• _What to work on_
Quote word for word the lines below, beginning with the first and ending with the one that has "east) |- ([yshift=-15pt]#1.north". Drop the pictures.

━━━━━━

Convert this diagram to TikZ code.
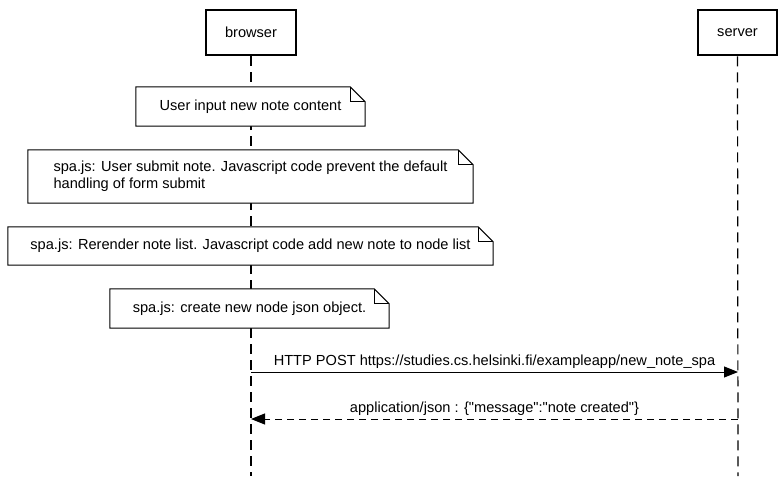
\documentclass[tikz,border=0pt]{standalone}
\usepackage{fontspec}
\setmainfont{Liberation Sans}
\usetikzlibrary{arrows.meta}
\begin{document}
\begin{tikzpicture}[x=1pt,y=-1pt,
  every node/.style={font=\fontsize{14.6}{17}\selectfont},
  actor/.style={draw,line width=2.6pt,minimum width=90pt,minimum height=45pt,inner sep=0},
  lifeline/.style={line width=1.2pt,dash pattern=on 10pt off 6pt},
  notebox/.style={inner sep=0,minimum height=#1},
  notebord/.style={line width=1pt},
  msg/.style={line width=1pt,-{Triangle[length=14pt,width=11pt]}},
  ret/.style={line width=1pt,dash pattern=on 7pt off 5pt,-{Triangle[length=14pt,width=11pt]}}]
\path[use as bounding box,fill=white] (0,0) rectangle (783,476);
\newcommand\notefold[1]{%
  \draw[notebord,fill=white] (#1.north west) -- ([xshift=-15pt]#1.north east) -- ([yshift=-15pt]#1.north east) -- (#1.south east) -- (#1.south west) -- cycle;
  \draw[notebord] ([xshift=-15pt]#1.north east) |- ([yshift=-15pt]#1.north east);}

\node[actor] (browser) at (251,32.5) {browser};
\node[actor,minimum width=79pt] (server) at (737.5,32.5) {server};
\coordinate (bend) at (251,476);
\coordinate (send) at (738,476);
\draw[lifeline] (browser.south) -- (bend);
\draw[lifeline] (server.south) -- (send);

\node[notebox=39pt,minimum width=229pt] (n1) at (250.5,106.5) {};
\notefold{n1}
\node at (n1.center) {User input new note content};

\node[notebox=53pt,minimum width=445pt] (n2) at (250.5,176.5) {};
\notefold{n2}
\node[align=left] at (n2.center) {spa.js: User submit note. Javascript code prevent the default\\handling of form submit};

\node[notebox=38pt,minimum width=485pt] (n3) at (250.5,246) {};
\notefold{n3}
\node at (n3.center) {spa.js: Rerender note list. Javascript code add new note to node list};

\node[notebox=39pt,minimum width=279pt] (n4) at (249.5,308.5) {};
\notefold{n4}
\node at (n4.center) {spa.js: create new node json object.};

\coordinate (p1) at (251,372);
\coordinate (p2) at (738,372);
\draw[msg] (p1) -- node[above=0pt] {HTTP POST https://studies.cs.helsinki.fi/exampleapp/new\_note\_spa} (p2);
\coordinate (r1) at (738,419);
\coordinate (r2) at (251,419);
\draw[ret] (r1) -- node[above=0pt] {application/json : \{\textquotedbl message\textquotedbl:\textquotedbl note created\textquotedbl\}} (r2);
\end{tikzpicture}
\end{document}
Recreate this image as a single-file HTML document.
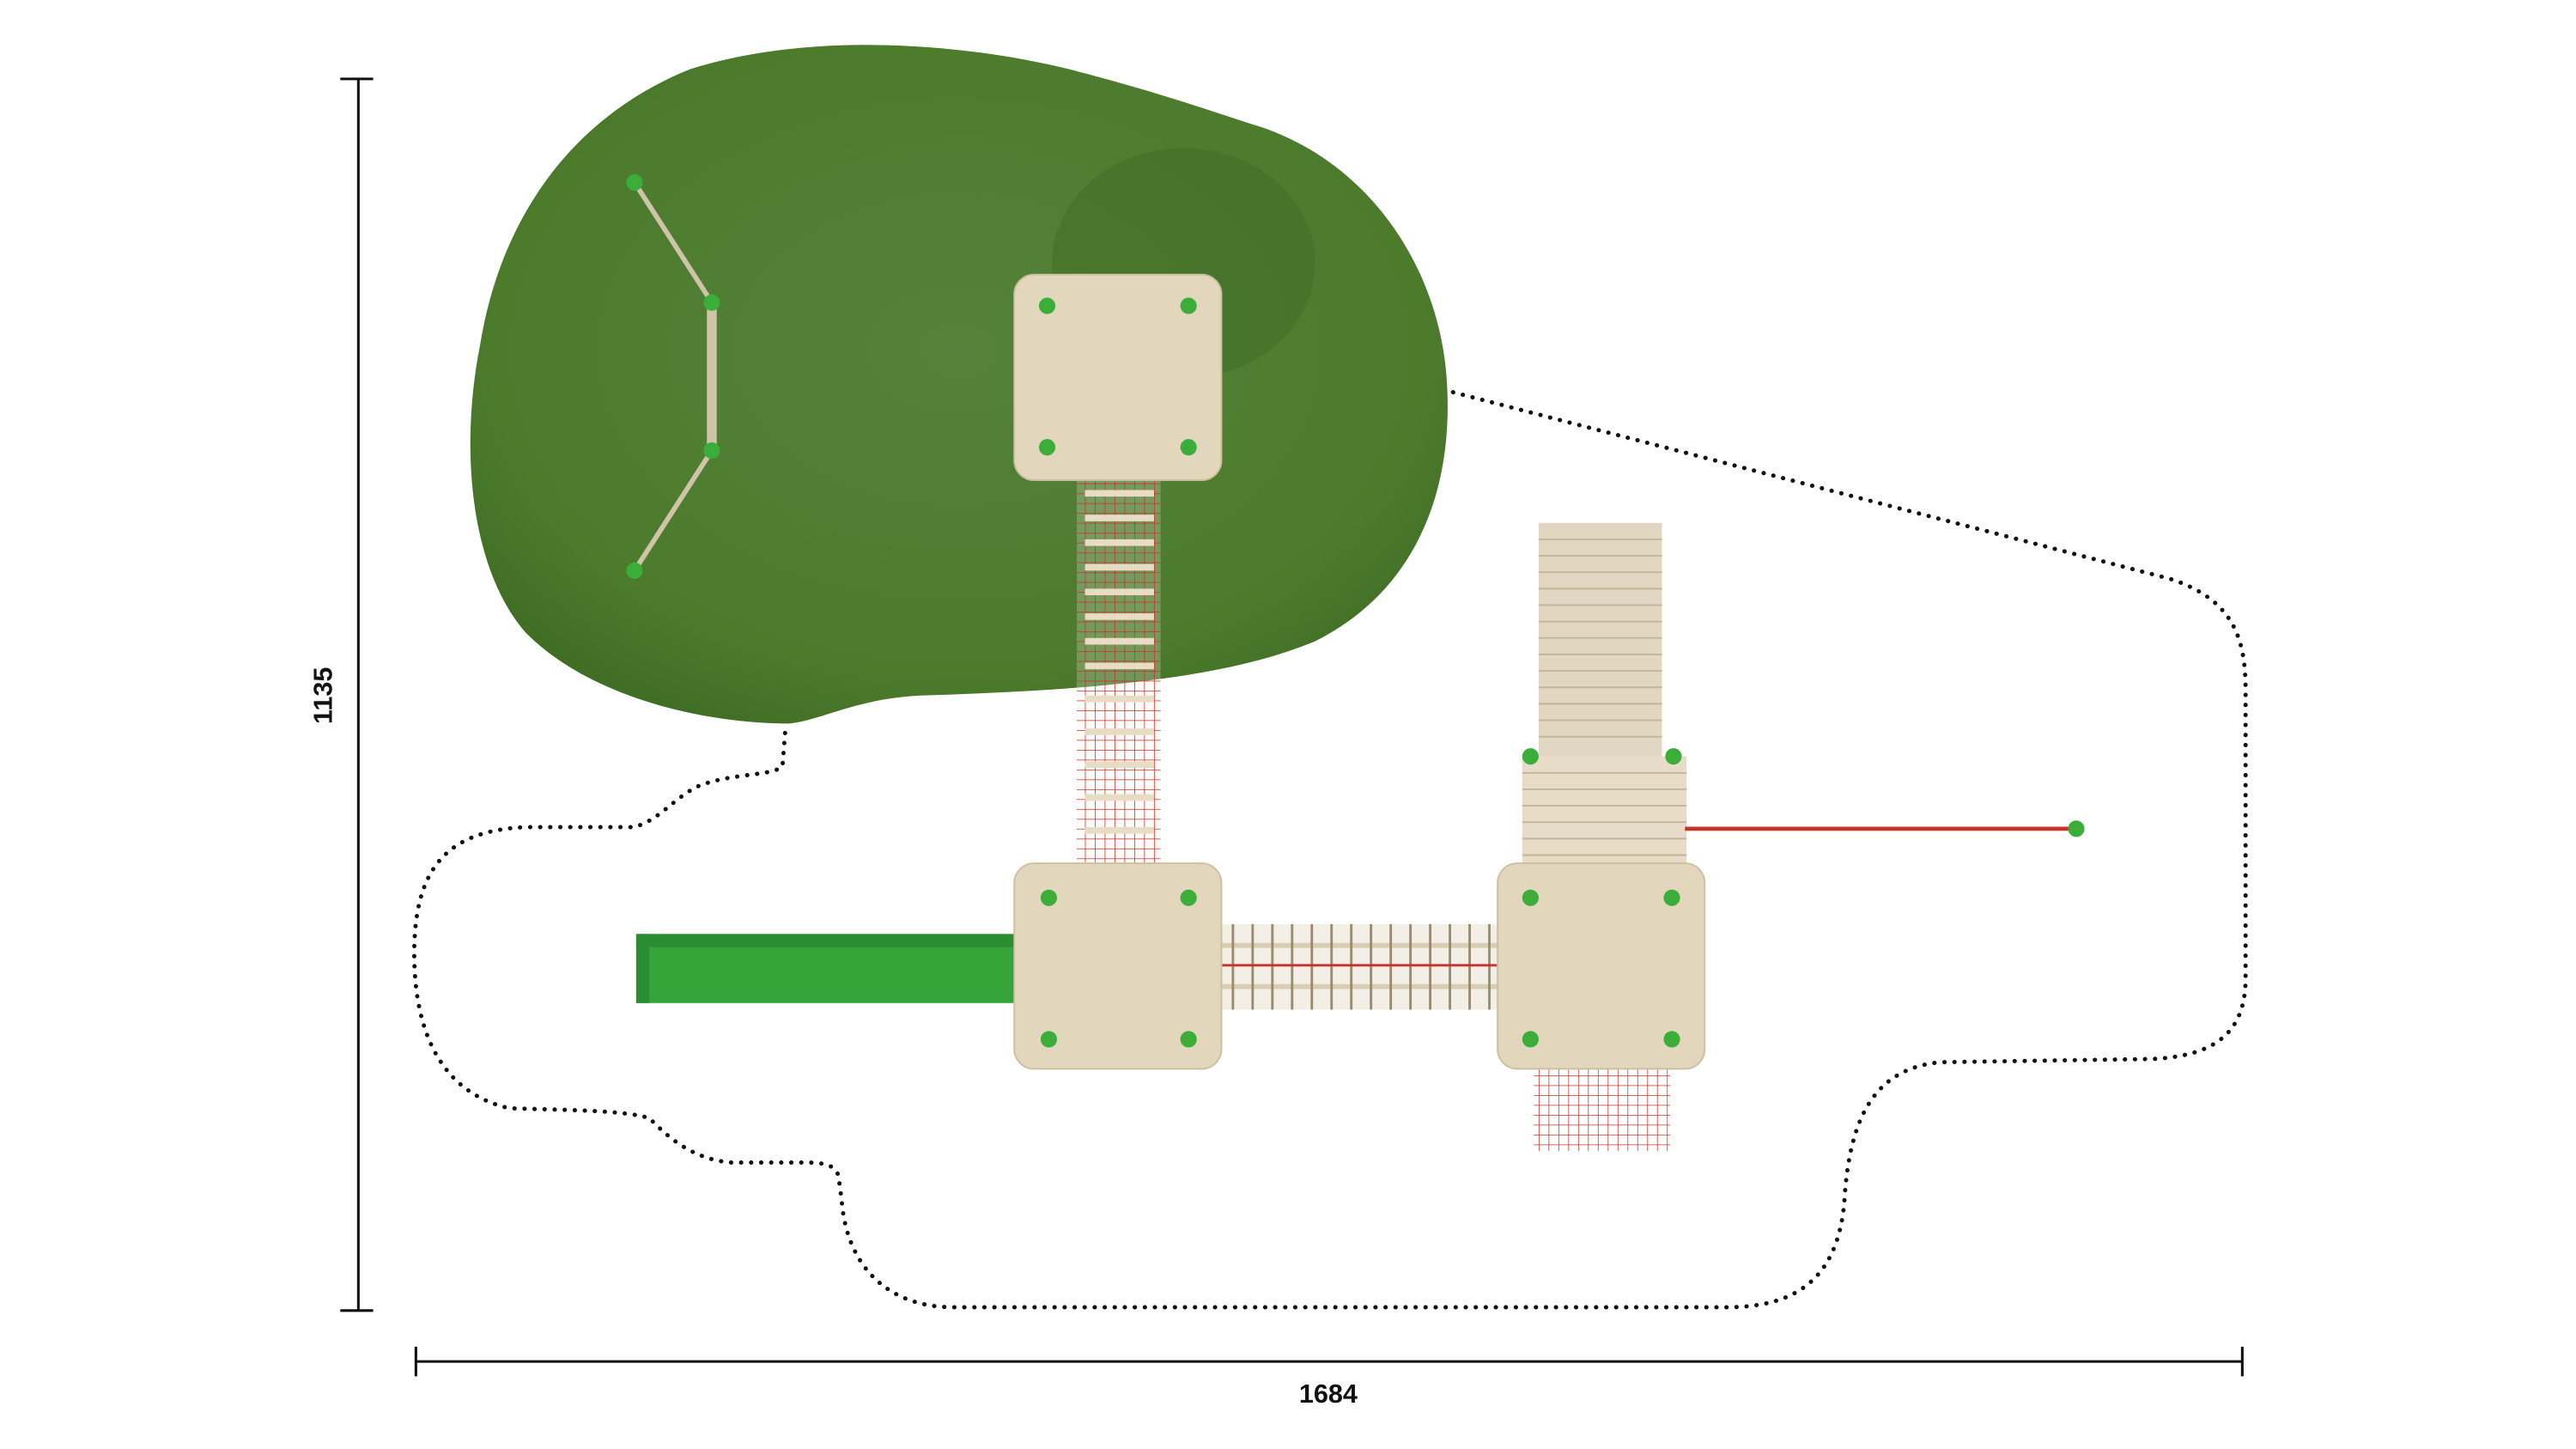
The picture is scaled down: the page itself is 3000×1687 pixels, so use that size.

━━━━━━

• _Solution_
Convert this diagram to TikZ code.
\documentclass[tikz,border=0pt]{standalone}
\usepackage{fontspec}
\setmainfont{Liberation Sans}
\usetikzlibrary{arrows.meta}
\begin{document}
\begin{tikzpicture}[x=1pt,y=-1pt,
  every node/.style={font=\fontsize{14.6}{17}\selectfont},
  actor/.style={draw,line width=2.6pt,minimum width=90pt,minimum height=45pt,inner sep=0},
  lifeline/.style={line width=1.2pt,dash pattern=on 10pt off 6pt},
  notebox/.style={inner sep=0,minimum height=#1},
  notebord/.style={line width=1pt},
  msg/.style={line width=1pt,-{Triangle[length=14pt,width=11pt]}},
  ret/.style={line width=1pt,dash pattern=on 7pt off 5pt,-{Triangle[length=14pt,width=11pt]}}]
\path[use as bounding box,fill=white] (0,0) rectangle (783,476);
\newcommand\notefold[1]{%
  \draw[notebord,fill=white] (#1.north west) -- ([xshift=-15pt]#1.north east) -- ([yshift=-15pt]#1.north east) -- (#1.south east) -- (#1.south west) -- cycle;
  \draw[notebord] ([xshift=-15pt]#1.north east) |- ([yshift=-15pt]#1.north east);}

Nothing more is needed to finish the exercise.